Laure Marchand, Istanbul

L’opposition dénonce une nouvelle atteinte à la liberté d’expression de la part du pouvoir d’Erdogan. « Big brother » a les Turcs à l’œil. Le gouvernement islamo-conservateur a toujours eu Internet dans le collimateur mais de là à placer sous surveillance tous ses utilisateurs, il y a un pas… qui a été franchi. En dépit des inquiétudes des organisations des droits de l’homme, des partis de l’opposition à l’unisson ou de l’Union européenne, qui la jugent liberticide, une loi contrôlant strictement le Web a été votée par les députés turcs.

Adopté mercredi, le texte donne à l’Autorité de régulation des télécommunications (TIB) compétence pour bloquer un site dès lors qu’il porte atteinte « à la vie privée » ou est « insultant ou discriminatoire » . L’appréciation est laissée à l’entière discrétion de l’instance administrative, sans passer par une décision de justice. Autre disposition qui alarme les défenseurs de la liberté d’expression, les fournisseurs d’accès auront obligation de conserver pendant deux ans les données des internautes et de les fournir aux autorités si ces dernières en font la demande. Là encore, un juge n’aura pas besoin de donner son feu vert.

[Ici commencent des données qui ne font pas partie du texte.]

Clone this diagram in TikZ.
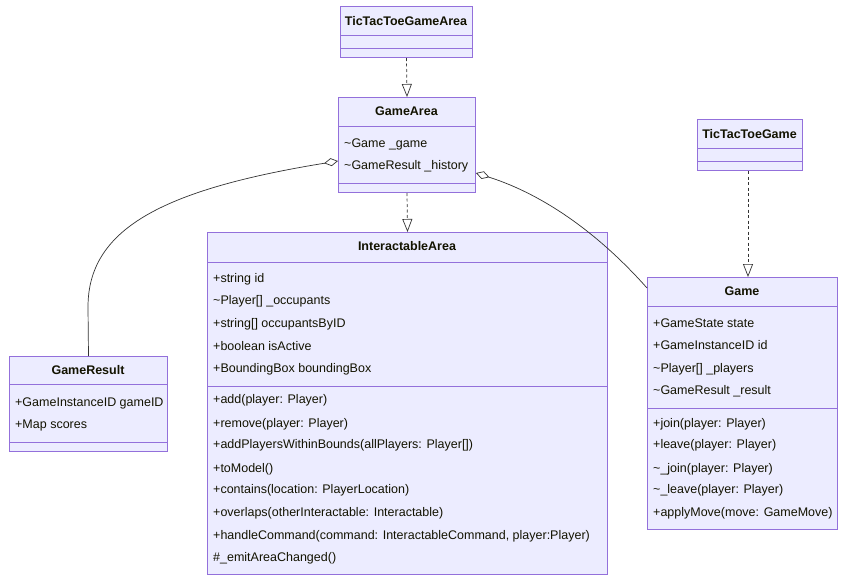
\documentclass[tikz,border=0pt]{standalone}
\usepackage{fontspec}
\setmainfont{Liberation Sans}
\usetikzlibrary{arrows.meta}
\definecolor{boxfill}{HTML}{ECECFF}
\definecolor{boxline}{HTML}{9370DB}
\definecolor{edge}{HTML}{333333}
\definecolor{txt}{HTML}{131300}
\tikzset{
  cls/.style={draw=boxline, fill=boxfill, line width=1pt, inner sep=0pt, anchor=north west},
  div/.style={draw=boxline, line width=1pt},
  mem/.style={anchor=mid west, inner sep=0pt, yshift=-2pt, text=txt, font=\fontsize{12.5}{15}\selectfont},
  ttl/.style={anchor=mid, inner sep=0pt, yshift=-2pt, text=txt, font=\fontsize{12.5}{15}\selectfont\bfseries},
  rel/.style={draw=edge, line width=0.7pt},
  inh/.style={rel, dash pattern=on 3pt off 2.5pt, -{Triangle[open, length=13pt, width=10pt, line width=0.7pt]}},
  agg/.style={rel, {Diamond[open, length=14pt, width=8pt, line width=0.7pt]}-}
}
\begin{document}
\begin{tikzpicture}[x=1pt, y=-1pt]
\useasboundingbox[fill=white] (0,0) rectangle (846,581);

% TicTacToeGameArea
\node[cls, minimum width=132pt, minimum height=51pt] (tga) at (340,6) {};
\node[ttl] (tga-t) at (406,20.5) {TicTacToeGameArea};
\draw[div] (340,35) -- (472,35);
\draw[div] (340,48) -- (472,48);

% GameArea
\node[cls, minimum width=137pt, minimum height=95pt] (ga) at (338,97) {};
\node[ttl] (ga-t) at (406.5,111) {GameArea};
\draw[div] (338,126) -- (475,126);
\node[mem] (ga-a1) at (344,142.7) {\textasciitilde Game \_game};
\node[mem] (ga-a2) at (344,164.7) {\textasciitilde GameResult \_history};
\draw[div] (338,183.3) -- (475,183.3);

% InteractableArea
\node[cls, minimum width=400pt, minimum height=342pt] (ia) at (207,232) {};
\node[ttl] (ia-t) at (407,246) {InteractableArea};
\draw[div] (207,262) -- (607,262);
\node[mem] (ia-a1) at (213,277.5) {+string id};
\node[mem] (ia-a2) at (213,300) {\textasciitilde Player[] \_occupants};
\node[mem] (ia-a3) at (213,322.7) {+string[] occupantsByID};
\node[mem] (ia-a4) at (213,345.5) {+boolean isActive};
\node[mem] (ia-a5) at (213,367.7) {+BoundingBox boundingBox};
\draw[div] (207,386) -- (607,386);
\node[mem] (ia-m1) at (213,399.3) {+add(player: Player)};
\node[mem] (ia-m2) at (213,422.7) {+remove(player: Player)};
\node[mem] (ia-m3) at (213,444.3) {+addPlayersWithinBounds(allPlayers: Player[])};
\node[mem] (ia-m4) at (213,467.7) {+toModel()};
\node[mem] (ia-m5) at (213,489.3) {+contains(location: PlayerLocation)};
\node[mem] (ia-m6) at (213,511.7) {+overlaps(otherInteractable: Interactable)};
\node[mem] (ia-m7) at (213,534.7) {+handleCommand(command: InteractableCommand, player:Player)};
\node[mem] (ia-m8) at (213,556.7) {\#\_emitAreaChanged()};

% GameResult
\node[cls, minimum width=158pt, minimum height=95pt] (gr) at (9,356) {};
\node[ttl] (gr-t) at (88,370) {GameResult};
\draw[div] (9,384.5) -- (167,384.5);
\node[mem] (gr-a1) at (15,401.7) {+GameInstanceID gameID};
\node[mem] (gr-a2) at (15,423.7) {+Map scores};
\draw[div] (9,442.5) -- (167,442.5);

% TicTacToeGame
\node[cls, minimum width=105pt, minimum height=51pt] (ttg) at (697,119) {};
\node[ttl] (ttg-t) at (749.5,133.5) {TicTacToeGame};
\draw[div] (697,148.5) -- (802,148.5);
\draw[div] (697,161) -- (802,161);

% Game
\node[cls, minimum width=190pt, minimum height=252pt] (gm) at (647,277) {};
\node[ttl] (gm-t) at (742,290.5) {Game};
\draw[div] (647,306) -- (837,306);
\node[mem] (gm-a1) at (653,322.7) {+GameState state};
\node[mem] (gm-a2) at (653,345.3) {+GameInstanceID id};
\node[mem] (gm-a3) at (653,367.7) {\textasciitilde Player[] \_players};
\node[mem] (gm-a4) at (653,390.3) {\textasciitilde GameResult \_result};
\draw[div] (647,408.3) -- (837,408.3);
\node[mem] (gm-m1) at (653,422.7) {+join(player: Player)};
\node[mem] (gm-m2) at (653,444.3) {+leave(player: Player)};
\node[mem] (gm-m3) at (653,467.7) {\textasciitilde \_join(player: Player)};
\node[mem] (gm-m4) at (653,489.3) {\textasciitilde \_leave(player: Player)};
\node[mem] (gm-m5) at (653,511.7) {+applyMove(move: GameMove)};

% connectors
\draw[inh] (tga.south) -- (ga.north);
\draw[inh] (ga.south) -- (ia.north);
\coordinate (kx) at (748,0);
\draw[inh] (ttg.south -| kx) -- (gm.north -| kx);
\coordinate (gaL) at ([yshift=-16pt]ga.west);
\coordinate (gaR) at ([yshift=-28pt]ga.east);
\coordinate (grv) at (88,307);
\coordinate (gmL) at ([yshift=-11pt]gm.north west);
\draw[agg] (gaL) .. controls (160,190) and (88,230) .. (grv) -- (gr.north);
\draw[agg] (gaR) .. controls (545,195) and (600,235) .. (gmL);
\end{tikzpicture}
\end{document}
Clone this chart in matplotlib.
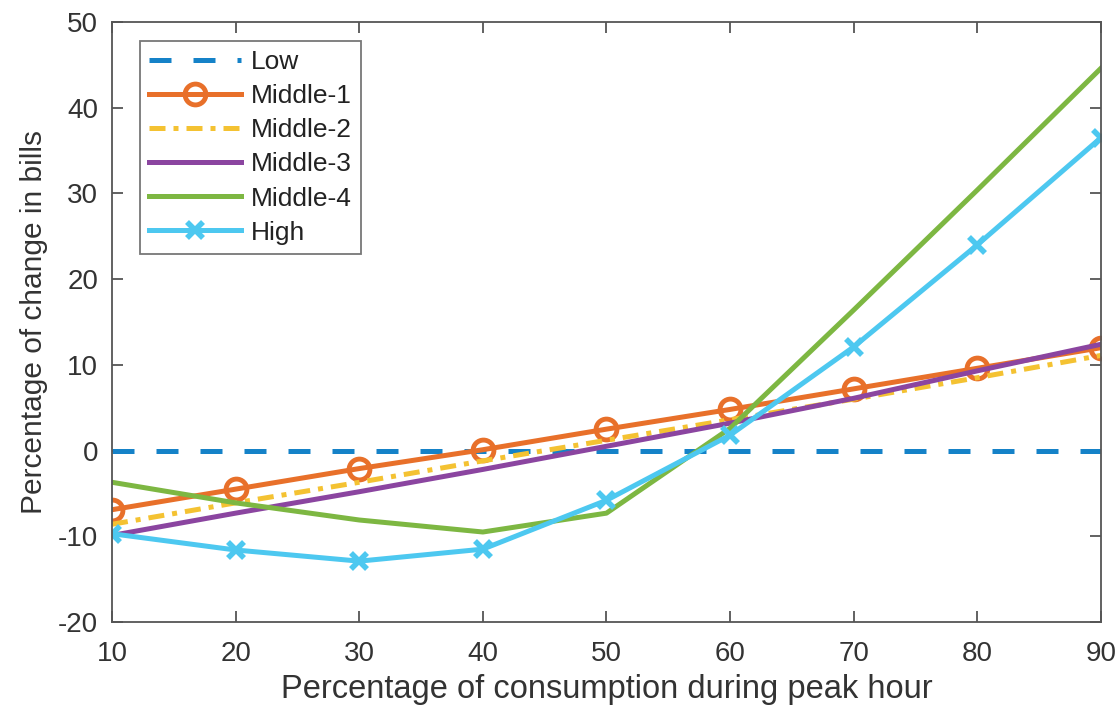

Cette loi « ne vise qu’à renforcer la cybercensure, le contrôle gouvernemental d’Internet et la surveillance des citoyens » , s’alarme Reporters sans frontières. D’autant que, selon la Chambre des ingénieurs informatiques, le directeur de la TIB est nommé par les services de renseignements turcs, eux-mêmes sous l’autorité du premier ministre.

Réseaux sociaux en accusation

Bruxelles s’inquiète également de restrictions qui ne sont pas compatibles avec les standards démocratiques européens et demande au pays candidat la révision du texte. Pour Stefan Füle, commissaire à l’Élargissement, « le public a besoin de plus de transparence et d’informations, pas de restrictions » . De son côté, le Parti républicain du peuple, la principale formation de l’opposition, dénonce « des interdictions qui existent pendant la période des coups d’État » , en référence aux putschs militaires passés. Le dernier recours est désormais le président de la République, Abdullah Gül, qui peut opposer son veto à la loi.

Alors que le gouvernement se débat face à un gigantesque scandale politico-financier, cette loi est perçue par ses détracteurs comme la manifestation de sa volonté d’empêcher toute information critique. Déjà au mois de juin, lors de la révolte de Gezi dénonçant ses dérives autoritaires, le premier ministre, Recep Tayyip Erdogan, s’en était pris aux utilisateurs des réseaux sociaux qu’il avait qualifiés de « fauteurs de trouble » . La Turquie possède un arsenal législatif très coercitif concernant Internet. YouTube avait même été interdit entre 2008 et 2010 à cause d’une vidéo jugée insultante pour Mustafa Kemal, le fondateur de la République, et qui avait été postée par des Grecs. Selon le site engelliweb.com, 40 000 sites sont déjà interdits par la justice, notamment ceux ayant un rapport avec les Kurdes ou l’homosexualité. Et l’augmentation de la censure est préoccupante dans un pays qui est le premier geôlier de journalistes dans le monde : les demandes de retrait de pages de Google par le gouvernement ont bondi de près de 1 000 % les six premiers mois de 2013.